Defining the Industry's Next Chapter
Genomic advances will, in all likelihood, translate to significant advances in drug development at some point in the future. Investors, however, appear disappointed that the initial mapping of the human genome did not produce more immediate therapeutic breakthroughs and seem to have quickly discounted its impact.
Yet, while genomics-directed drug development may remain a distant event, genomic advances seem poised to have a profound impact on dictating prescription patterns in the near term. The emerging use of biomarkers provides clear evidence of this trend.
It is often the case that certain people derive more benefit from one drug of a particular class than another medication in that same class. This is the reason a number of the cholesterol-lowering statins have achieved blockbuster sales status, for instance.

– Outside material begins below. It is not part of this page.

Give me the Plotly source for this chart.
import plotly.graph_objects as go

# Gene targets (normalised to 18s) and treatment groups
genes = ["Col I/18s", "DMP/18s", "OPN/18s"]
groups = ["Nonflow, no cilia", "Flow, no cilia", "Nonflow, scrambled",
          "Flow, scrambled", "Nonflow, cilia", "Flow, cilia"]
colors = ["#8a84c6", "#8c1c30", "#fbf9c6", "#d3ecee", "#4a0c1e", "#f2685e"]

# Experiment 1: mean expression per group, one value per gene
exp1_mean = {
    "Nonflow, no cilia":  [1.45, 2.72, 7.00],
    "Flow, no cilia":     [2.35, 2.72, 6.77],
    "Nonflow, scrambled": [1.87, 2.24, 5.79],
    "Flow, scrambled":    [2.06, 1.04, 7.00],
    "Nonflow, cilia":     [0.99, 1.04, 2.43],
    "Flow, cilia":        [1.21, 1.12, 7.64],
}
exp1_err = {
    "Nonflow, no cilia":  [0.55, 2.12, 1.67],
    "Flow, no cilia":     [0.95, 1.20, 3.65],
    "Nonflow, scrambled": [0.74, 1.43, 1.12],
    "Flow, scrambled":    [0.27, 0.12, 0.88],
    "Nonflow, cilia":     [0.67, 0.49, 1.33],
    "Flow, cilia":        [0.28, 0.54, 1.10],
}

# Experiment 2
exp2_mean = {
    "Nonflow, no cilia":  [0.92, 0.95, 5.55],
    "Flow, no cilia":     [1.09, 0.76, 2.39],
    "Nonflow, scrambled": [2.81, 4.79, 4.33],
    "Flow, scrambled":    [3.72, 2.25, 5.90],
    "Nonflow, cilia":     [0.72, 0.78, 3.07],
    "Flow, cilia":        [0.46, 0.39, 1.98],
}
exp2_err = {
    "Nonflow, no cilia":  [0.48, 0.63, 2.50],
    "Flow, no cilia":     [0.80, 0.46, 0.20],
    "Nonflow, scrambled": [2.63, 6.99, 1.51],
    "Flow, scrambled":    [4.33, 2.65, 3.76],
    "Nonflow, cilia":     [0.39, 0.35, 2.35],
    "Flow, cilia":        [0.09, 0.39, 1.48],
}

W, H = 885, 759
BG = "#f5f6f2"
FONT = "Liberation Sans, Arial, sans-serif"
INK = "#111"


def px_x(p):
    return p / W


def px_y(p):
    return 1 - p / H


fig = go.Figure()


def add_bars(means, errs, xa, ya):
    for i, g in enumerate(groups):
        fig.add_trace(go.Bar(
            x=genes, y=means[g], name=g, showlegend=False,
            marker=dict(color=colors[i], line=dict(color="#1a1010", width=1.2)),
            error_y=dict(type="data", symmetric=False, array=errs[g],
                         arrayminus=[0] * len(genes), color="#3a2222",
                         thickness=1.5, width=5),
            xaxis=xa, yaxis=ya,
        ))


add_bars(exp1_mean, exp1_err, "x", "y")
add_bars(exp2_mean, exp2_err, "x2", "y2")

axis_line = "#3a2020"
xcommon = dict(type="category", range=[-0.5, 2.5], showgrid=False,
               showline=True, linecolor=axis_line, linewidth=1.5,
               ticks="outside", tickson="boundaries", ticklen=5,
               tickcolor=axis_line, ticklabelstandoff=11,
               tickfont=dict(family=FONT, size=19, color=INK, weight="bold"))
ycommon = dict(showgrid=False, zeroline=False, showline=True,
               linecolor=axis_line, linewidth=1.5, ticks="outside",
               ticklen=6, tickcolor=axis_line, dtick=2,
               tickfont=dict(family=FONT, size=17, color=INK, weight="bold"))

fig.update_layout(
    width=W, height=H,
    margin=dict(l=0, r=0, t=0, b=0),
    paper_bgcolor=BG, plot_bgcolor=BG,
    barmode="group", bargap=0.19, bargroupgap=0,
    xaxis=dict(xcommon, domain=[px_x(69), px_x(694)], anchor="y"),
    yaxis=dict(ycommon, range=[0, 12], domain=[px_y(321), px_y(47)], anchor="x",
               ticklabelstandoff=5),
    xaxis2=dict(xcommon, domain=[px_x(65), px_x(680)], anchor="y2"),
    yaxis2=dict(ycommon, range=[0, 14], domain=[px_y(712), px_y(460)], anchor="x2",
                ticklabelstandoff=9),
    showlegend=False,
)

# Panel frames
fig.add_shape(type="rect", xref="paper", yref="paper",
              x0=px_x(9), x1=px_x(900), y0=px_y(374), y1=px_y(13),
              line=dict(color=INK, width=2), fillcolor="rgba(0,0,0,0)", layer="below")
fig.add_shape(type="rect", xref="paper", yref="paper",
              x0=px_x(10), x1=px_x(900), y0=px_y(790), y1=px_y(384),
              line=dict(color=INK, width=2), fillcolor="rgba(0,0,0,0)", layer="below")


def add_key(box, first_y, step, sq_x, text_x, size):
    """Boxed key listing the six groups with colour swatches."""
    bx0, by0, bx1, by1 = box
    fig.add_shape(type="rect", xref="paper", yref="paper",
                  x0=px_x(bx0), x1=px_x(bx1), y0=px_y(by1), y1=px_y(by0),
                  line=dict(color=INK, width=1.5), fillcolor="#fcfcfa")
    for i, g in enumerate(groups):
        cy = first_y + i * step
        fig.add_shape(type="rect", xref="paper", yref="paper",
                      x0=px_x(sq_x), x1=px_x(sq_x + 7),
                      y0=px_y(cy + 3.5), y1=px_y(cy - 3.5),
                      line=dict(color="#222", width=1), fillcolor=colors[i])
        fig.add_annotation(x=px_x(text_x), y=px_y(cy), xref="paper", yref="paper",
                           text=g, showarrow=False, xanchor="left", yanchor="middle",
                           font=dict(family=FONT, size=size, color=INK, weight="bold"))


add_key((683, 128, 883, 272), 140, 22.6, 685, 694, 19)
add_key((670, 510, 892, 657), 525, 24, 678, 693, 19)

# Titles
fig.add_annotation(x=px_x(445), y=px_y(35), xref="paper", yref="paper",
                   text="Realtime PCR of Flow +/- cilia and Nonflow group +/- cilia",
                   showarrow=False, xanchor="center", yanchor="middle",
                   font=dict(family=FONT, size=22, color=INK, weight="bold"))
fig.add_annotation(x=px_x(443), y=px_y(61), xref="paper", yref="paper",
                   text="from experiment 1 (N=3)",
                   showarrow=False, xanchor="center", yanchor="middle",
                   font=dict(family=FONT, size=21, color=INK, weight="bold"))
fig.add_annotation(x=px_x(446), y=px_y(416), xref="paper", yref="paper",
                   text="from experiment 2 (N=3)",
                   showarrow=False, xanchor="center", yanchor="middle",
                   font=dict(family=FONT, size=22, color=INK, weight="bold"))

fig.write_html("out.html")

Such differences in response are increasingly being linked to genetic variation among individuals.
The implication of the link between response and genetic variation would be the ability to prescribe medicines based on genetic profile. Examples of this application are just now beginning to emerge.
Consider maraviroc, the first in a new class of anti-HIV therapeutics being developed by Pfizer(www.pfizer.com). Maraviroc works by blocking viral entry through the CCR5 pathway. In some 15% of newly infected patients, however, the virus accesses the host cell through an alternate CXCR4 entry against which maraviroc has limited effectiveness. In its Phase III trial, the company coupled the use of maraviroc with the Monogram Biosciences(www.monogrambio.com) assay to screen for CCR5-tropic patients. Pfizer plans to market the drug alongside the CCR5 assay. In April, an FDA advisory panel recommended accelerated approval of maraviroc.

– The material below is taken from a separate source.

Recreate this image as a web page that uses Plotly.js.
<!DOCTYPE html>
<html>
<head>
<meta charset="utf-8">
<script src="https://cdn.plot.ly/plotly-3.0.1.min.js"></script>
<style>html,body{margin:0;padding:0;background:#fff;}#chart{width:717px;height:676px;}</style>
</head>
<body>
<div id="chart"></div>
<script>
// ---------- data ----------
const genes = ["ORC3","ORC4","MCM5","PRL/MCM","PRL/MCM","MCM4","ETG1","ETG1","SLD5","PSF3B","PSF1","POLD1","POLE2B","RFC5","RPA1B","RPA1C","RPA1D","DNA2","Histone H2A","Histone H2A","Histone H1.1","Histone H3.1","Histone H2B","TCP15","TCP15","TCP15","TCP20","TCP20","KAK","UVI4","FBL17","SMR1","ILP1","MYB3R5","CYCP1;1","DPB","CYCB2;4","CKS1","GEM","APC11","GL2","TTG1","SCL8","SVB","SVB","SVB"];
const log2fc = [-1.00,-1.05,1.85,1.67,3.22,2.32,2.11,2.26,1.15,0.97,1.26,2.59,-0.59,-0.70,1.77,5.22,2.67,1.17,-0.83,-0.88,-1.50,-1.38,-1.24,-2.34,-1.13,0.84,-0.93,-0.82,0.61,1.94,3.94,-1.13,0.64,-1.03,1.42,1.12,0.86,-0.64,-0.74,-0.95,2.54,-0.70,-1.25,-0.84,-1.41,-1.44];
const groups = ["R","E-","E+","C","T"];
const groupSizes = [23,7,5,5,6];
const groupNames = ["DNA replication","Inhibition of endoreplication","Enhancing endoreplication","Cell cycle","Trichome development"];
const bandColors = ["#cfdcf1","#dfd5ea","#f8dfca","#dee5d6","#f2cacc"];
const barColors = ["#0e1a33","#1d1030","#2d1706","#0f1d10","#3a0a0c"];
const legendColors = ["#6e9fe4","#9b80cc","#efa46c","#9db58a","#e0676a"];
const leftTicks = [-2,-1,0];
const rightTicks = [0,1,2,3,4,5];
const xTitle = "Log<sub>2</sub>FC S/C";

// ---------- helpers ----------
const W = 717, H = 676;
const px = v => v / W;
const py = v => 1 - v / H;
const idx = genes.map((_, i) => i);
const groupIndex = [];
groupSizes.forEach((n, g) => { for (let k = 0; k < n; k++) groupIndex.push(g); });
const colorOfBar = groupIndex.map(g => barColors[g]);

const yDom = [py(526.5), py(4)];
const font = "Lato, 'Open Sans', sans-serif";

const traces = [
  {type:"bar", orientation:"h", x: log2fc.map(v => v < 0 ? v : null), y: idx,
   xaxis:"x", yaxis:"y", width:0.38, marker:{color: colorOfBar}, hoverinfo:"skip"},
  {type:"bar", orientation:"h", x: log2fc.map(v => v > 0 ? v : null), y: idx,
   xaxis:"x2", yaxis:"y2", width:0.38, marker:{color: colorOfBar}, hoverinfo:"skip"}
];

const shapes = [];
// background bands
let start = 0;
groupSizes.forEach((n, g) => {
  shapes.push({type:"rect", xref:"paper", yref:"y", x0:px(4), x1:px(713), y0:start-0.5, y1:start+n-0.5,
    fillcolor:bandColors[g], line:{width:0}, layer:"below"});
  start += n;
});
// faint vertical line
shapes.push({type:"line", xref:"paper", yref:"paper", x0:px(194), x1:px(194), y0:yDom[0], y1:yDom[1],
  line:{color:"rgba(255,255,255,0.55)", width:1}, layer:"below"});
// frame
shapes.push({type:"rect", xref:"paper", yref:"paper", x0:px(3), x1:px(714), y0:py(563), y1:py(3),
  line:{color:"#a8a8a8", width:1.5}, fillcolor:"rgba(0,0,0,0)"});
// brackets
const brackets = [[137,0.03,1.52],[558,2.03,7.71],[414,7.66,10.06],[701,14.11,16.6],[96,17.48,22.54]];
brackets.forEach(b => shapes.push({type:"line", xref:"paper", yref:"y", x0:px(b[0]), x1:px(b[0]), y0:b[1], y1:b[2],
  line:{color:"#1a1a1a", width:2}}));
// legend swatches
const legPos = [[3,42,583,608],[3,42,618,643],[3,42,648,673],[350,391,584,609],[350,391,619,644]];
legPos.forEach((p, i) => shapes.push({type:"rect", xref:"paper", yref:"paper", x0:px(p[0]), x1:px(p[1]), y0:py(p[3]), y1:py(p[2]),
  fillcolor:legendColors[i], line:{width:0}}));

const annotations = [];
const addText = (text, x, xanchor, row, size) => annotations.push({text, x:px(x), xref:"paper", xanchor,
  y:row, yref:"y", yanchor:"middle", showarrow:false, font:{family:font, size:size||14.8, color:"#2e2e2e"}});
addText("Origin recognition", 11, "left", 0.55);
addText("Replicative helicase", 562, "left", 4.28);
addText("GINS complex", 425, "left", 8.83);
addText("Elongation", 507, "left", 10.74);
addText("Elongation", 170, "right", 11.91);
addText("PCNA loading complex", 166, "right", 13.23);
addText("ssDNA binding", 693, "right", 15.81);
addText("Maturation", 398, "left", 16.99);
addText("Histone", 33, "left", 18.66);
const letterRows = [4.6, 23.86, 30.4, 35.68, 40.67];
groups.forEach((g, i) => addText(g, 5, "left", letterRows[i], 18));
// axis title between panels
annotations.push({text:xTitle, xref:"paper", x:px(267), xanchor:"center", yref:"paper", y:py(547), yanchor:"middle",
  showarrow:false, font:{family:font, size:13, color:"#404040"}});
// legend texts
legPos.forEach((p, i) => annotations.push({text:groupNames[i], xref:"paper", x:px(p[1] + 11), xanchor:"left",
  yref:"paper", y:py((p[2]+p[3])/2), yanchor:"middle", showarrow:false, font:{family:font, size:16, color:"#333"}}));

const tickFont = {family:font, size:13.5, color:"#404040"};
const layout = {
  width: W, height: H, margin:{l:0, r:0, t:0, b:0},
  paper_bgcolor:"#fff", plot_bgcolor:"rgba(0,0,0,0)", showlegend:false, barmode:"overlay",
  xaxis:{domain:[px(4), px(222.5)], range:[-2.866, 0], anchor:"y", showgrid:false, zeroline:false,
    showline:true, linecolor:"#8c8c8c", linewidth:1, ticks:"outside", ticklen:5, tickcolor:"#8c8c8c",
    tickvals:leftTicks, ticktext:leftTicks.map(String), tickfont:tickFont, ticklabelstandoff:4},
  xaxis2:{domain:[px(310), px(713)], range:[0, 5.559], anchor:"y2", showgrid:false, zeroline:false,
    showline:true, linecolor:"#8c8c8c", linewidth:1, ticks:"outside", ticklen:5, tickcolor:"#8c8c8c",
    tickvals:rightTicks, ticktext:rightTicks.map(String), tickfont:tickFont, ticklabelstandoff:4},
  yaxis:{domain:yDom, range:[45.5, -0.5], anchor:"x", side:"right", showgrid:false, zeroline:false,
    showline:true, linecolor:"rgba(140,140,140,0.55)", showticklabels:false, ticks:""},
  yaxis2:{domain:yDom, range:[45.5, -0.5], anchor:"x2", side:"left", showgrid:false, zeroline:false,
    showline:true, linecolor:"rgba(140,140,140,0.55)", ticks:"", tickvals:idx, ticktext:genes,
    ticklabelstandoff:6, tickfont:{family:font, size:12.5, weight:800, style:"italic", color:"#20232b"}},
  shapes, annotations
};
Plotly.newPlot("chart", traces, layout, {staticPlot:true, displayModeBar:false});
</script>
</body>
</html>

Bucindolol, a beta blocker, provides further evidence that the long-awaited promise of biomarkers is at the cusp of realization. Bucindolol is a long-since-forgotten heart failure drug. Recent DNA analysis revealed that in heart failure patients with a particular genetic variant for a protein receptor on heart cells, bucindolol was highly effective, significantly more so than other beta blockers. This revelation led to the creation of ARCA Discovery, which is looking to commercialize this biomarker-linked therapeutic.
Yet, it is not readily apparent who would fund the clinical trials necessary to establish the widespread application of biomarker-guided drug selection, despite successes such as these. Historical prescription volumes could in some sense be considered artificially high as physicians have had only limited means to qualify users with any degree of accuracy.
Drug selection heretofore has largely been a trial-and-error process, with doctors often changing prescriptions repeatedly in the hope of identifying the best drug for a particular patient. According to a geneticist with a major pharmaceutical company, quoted in a 2004 San Francisco Chronicle article, “likely 90% of prescription medications work in only 30% to 50% of the people who take them.”
This apparent incongruity between therapeutic technology and the economic self-interest of drug companies explains in great part why, despite the FDA strongly encouraging the submission of biomarker data with NDA submissions, the industry has been dragging its feet.
If not the pharmaceutical industry, then who might take the lead to promote biomarker-driven therapeutics? Clearly significant investment in discovery as well as clinical trial validation would be required.
Economics have not rewarded participants in the diagnostic industry for making the investment necessary to advance such innovations. High volume at low cost continues to be the overriding operating philosophy of the industry. The few companies that have made the pharmaceutical-size investments to bring diagnostic advances to market have been unable to recapture that investment.
The managed-care industry could drive implementation as it looks for additional opportunities to control costs. Certainly the largest of these firms would have the economic clout to push change. Yet, as long as their policy holders continue to shoulder cost increases, managed care’s motivation to move aggressively seems uncertain.
Perhaps, though, it will be the pharmaceutical industry itself that ultimately become the champion of biomarker-linked medicine. While response-based patient segmentation would likely result in fewer prescriptions, it is unclear whether this would translate into less revenue. The pharmaco-economic case for reduced system-wide costs may likely support significant price increases. At the same time, the costs to bring new drugs to market would likely be substantially reduced. Clinical trials would be much more targeted toward specific patient populations. Marketing costs would also be dramatically reduced, as sales calls and ad campaigns become secondary to objective scientific criteria.
Likely, it will be the recognition of benefits such as these that will provide the impetus to overcome the sector’s initial aversion. And with it, the industry just might find a new rudder to guide its future course.